On this question Jaibhaskar stated that they too were looking at offering end to end services. Earlier in imports their services terminated at ICD Tughlakabad. But now they had extended it to the doors of their customers. The Bills of Lading were issued to sub cargo clusters such as Noida or Meerut.

 “THOUGH THE RAIL MOVEMENT WAS CHEAPER, ROAD MOVEMENT WAS PREFERRED BY THE EXPORTERS DUE TO THE CERTAINTY OF MOVEMENT – THE CERTAINTY OF BEATING THE CUT-OFF DATE FOR VESSELS. HOWEVER THE GAP ADVANTAGE OF ROAD OVER RAIL WAS BECOMING THINNER.FURTHER, THE CUSTOMS PERMISSION OF ALLOWING THE EXPORTERS TO SELF SEAL THE EXPORT CONTAINERS HAD PROPELLED THE SHIFT FROM RAIL TO ROAD.”

Attentive audience during the session

An interesting question from the audience was how the inventory in the various locations in the NCR was managed when the exim movement was import heavy and export light? What would be the scenario when DFC became functional?

Jaibhaskar gave an interesting insight on the modus operandi followed by them. He explained in the context of the NCR which was 40’ import heavy and exports were predominantly through 20’ containers. In the NCR clusters, different locations had different dynamics. In the rainy season there were more requirements for 20’ containers in locations such as Sonipat and Karnal. In other location there would be more requirement for 40’.

It was necessary for the shipping lines to have good volume of imports which would obviate the costly necessity of re-positioning empty containers from the ports. Once the equipment was in the basket of NCR, they could then plan to distribute to the various locations in and around the NCR. The imbalance of containers had cost attached to it. Moving containers to a terminal in Gurgaon from Dadri which was 200 kms away had a substantial element of cost.

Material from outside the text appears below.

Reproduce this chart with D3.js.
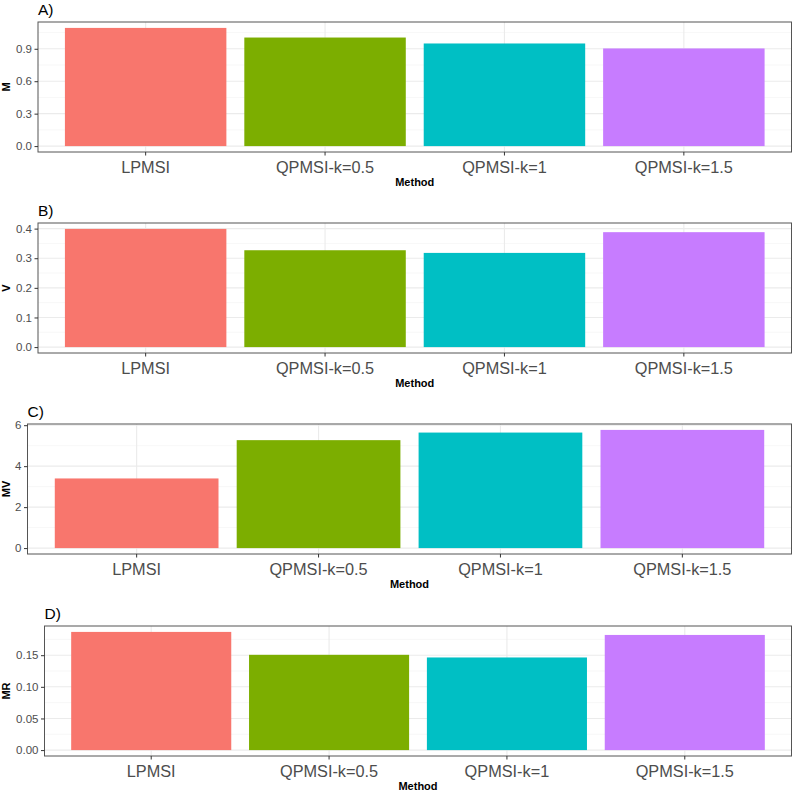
<!DOCTYPE html>
<html>
<head>
<meta charset="utf-8">
<script src="https://cdn.jsdelivr.net/npm/d3@7"></script>
<style>
  body { margin: 0; background: #fff; }
  svg { font-family: "Liberation Sans", Arial, sans-serif; }
</style>
</head>
<body>
<div id="chart"></div>
<script>
const methods = ["LPMSI", "QPMSI-k=0.5", "QPMSI-k=1", "QPMSI-k=1.5"];
const colors = ["#F8766D", "#7CAE00", "#00BFC4", "#C77CFF"];

const valuesM = [1.093, 1.004, 0.949, 0.903];
const valuesV = [0.399, 0.327, 0.318, 0.388];
const valuesMV = [3.40, 5.27, 5.64, 5.77];
const valuesMR = [0.1868, 0.1506, 0.1464, 0.182];

const ticksM = [0, 0.3, 0.6, 0.9];
const ticksV = [0, 0.1, 0.2, 0.3, 0.4];
const ticksMV = [0, 2, 4, 6];
const ticksMR = [0, 0.05, 0.10, 0.15];

const panels = [
  { tag: "A)", ytitle: "M", values: valuesM, ticks: ticksM, fmt: d3.format(".1f"), top: 22, left: 38 },
  { tag: "B)", ytitle: "V", values: valuesV, ticks: ticksV, fmt: d3.format(".1f"), top: 223, left: 38 },
  { tag: "C)", ytitle: "MV", values: valuesMV, ticks: ticksMV, fmt: d3.format("d"), top: 424, left: 27.5 },
  { tag: "D)", ytitle: "MR", values: valuesMR, ticks: ticksMR, fmt: d3.format(".2f"), top: 626, left: 44.5 }
];

const width = 794, height = 791;
const plotH = 130, right = 791.5;

const svg = d3.select("#chart").append("svg")
  .attr("width", width)
  .attr("height", height);

panels.forEach(p => {
  const w = right - p.left;
  const g = svg.append("g").attr("transform", `translate(${p.left},${p.top})`);

  const maxV = d3.max(p.values);
  const y = d3.scaleLinear()
    .domain([-0.05 * maxV, maxV * 1.05])
    .range([plotH, 0]);

  // discrete x with ggplot-style 0.6 expansion
  const xc = d3.scaleLinear().domain([0.4, methods.length + 0.6]).range([0, w]);

  // minor grid
  const minor = [];
  for (let i = 0; i < p.ticks.length - 1; i++) minor.push((p.ticks[i] + p.ticks[i + 1]) / 2);
  const step = p.ticks[1] - p.ticks[0];
  const last = p.ticks[p.ticks.length - 1] + step / 2;
  if (last < y.domain()[1]) minor.push(last);
  g.selectAll(".minor").data(minor).join("line")
    .attr("x1", 0).attr("x2", w)
    .attr("y1", d => y(d)).attr("y2", d => y(d))
    .attr("stroke", "#f2f2f2").attr("stroke-width", 0.6);

  // major grid
  g.selectAll(".majorY").data(p.ticks).join("line")
    .attr("x1", 0).attr("x2", w)
    .attr("y1", d => y(d)).attr("y2", d => y(d))
    .attr("stroke", "#ebebeb").attr("stroke-width", 1.1);
  g.selectAll(".majorX").data(methods).join("line")
    .attr("x1", (d, i) => xc(i + 1)).attr("x2", (d, i) => xc(i + 1))
    .attr("y1", 0).attr("y2", plotH)
    .attr("stroke", "#ebebeb").attr("stroke-width", 1.1);

  // bars
  g.selectAll(".bar").data(p.values).join("rect")
    .attr("x", (d, i) => xc(i + 1 - 0.45))
    .attr("width", xc(0.9) - xc(0))
    .attr("y", d => y(d))
    .attr("height", d => y(0) - y(d))
    .attr("fill", (d, i) => colors[i]);

  // border
  g.append("rect")
    .attr("x", 0).attr("y", 0).attr("width", w).attr("height", plotH)
    .attr("fill", "none").attr("stroke", "#555").attr("stroke-width", 1);

  // y ticks
  const yAxis = g.append("g")
    .call(d3.axisLeft(y).tickValues(p.ticks).tickFormat(p.fmt).tickSize(3.5).tickPadding(2.5));
  yAxis.select(".domain").remove();
  yAxis.selectAll(".tick line").attr("stroke", "#333");
  yAxis.selectAll(".tick text").attr("fill", "#4d4d4d").style("font-size", "11.5px");

  // x ticks
  const xAxis = g.append("g").attr("transform", `translate(0,${plotH})`);
  xAxis.selectAll("line").data(methods).join("line")
    .attr("x1", (d, i) => xc(i + 1)).attr("x2", (d, i) => xc(i + 1))
    .attr("y1", 0).attr("y2", 3.5)
    .attr("stroke", "#333");
  xAxis.selectAll("text").data(methods).join("text")
    .attr("x", (d, i) => xc(i + 1))
    .attr("y", 21)
    .attr("text-anchor", "middle")
    .attr("fill", "#4d4d4d")
    .style("font-size", "16.3px")
    .text(d => d);

  // x title
  g.append("text")
    .attr("x", w / 2).attr("y", plotH + 34)
    .attr("text-anchor", "middle")
    .style("font-size", "11px").style("font-weight", "bold")
    .text("Method");

  // y title
  g.append("text")
    .attr("transform", `translate(${-p.left + 10},${plotH / 2}) rotate(-90)`)
    .attr("text-anchor", "middle")
    .style("font-size", "11px").style("font-weight", "bold")
    .text(p.ytitle);

  // panel tag
  g.append("text")
    .attr("x", 0).attr("y", -7.5)
    .style("font-size", "15.5px")
    .text(p.tag);
});
</script>
</body>
</html>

In a post DFC scenario, cargo may be consolidated in nodes like Dadri in UP or Kathuwas in Rajasthan which was on the DFC route and ipso facto have the efficiency of long haul costing. An exporter sitting in Panipat may then use Dadri to load his container to enjoy the benefit of long haul costing. The efficiency in costing would be in the long haul. The short hauls would start feeding into the long hauls so that end to end costing would reduce.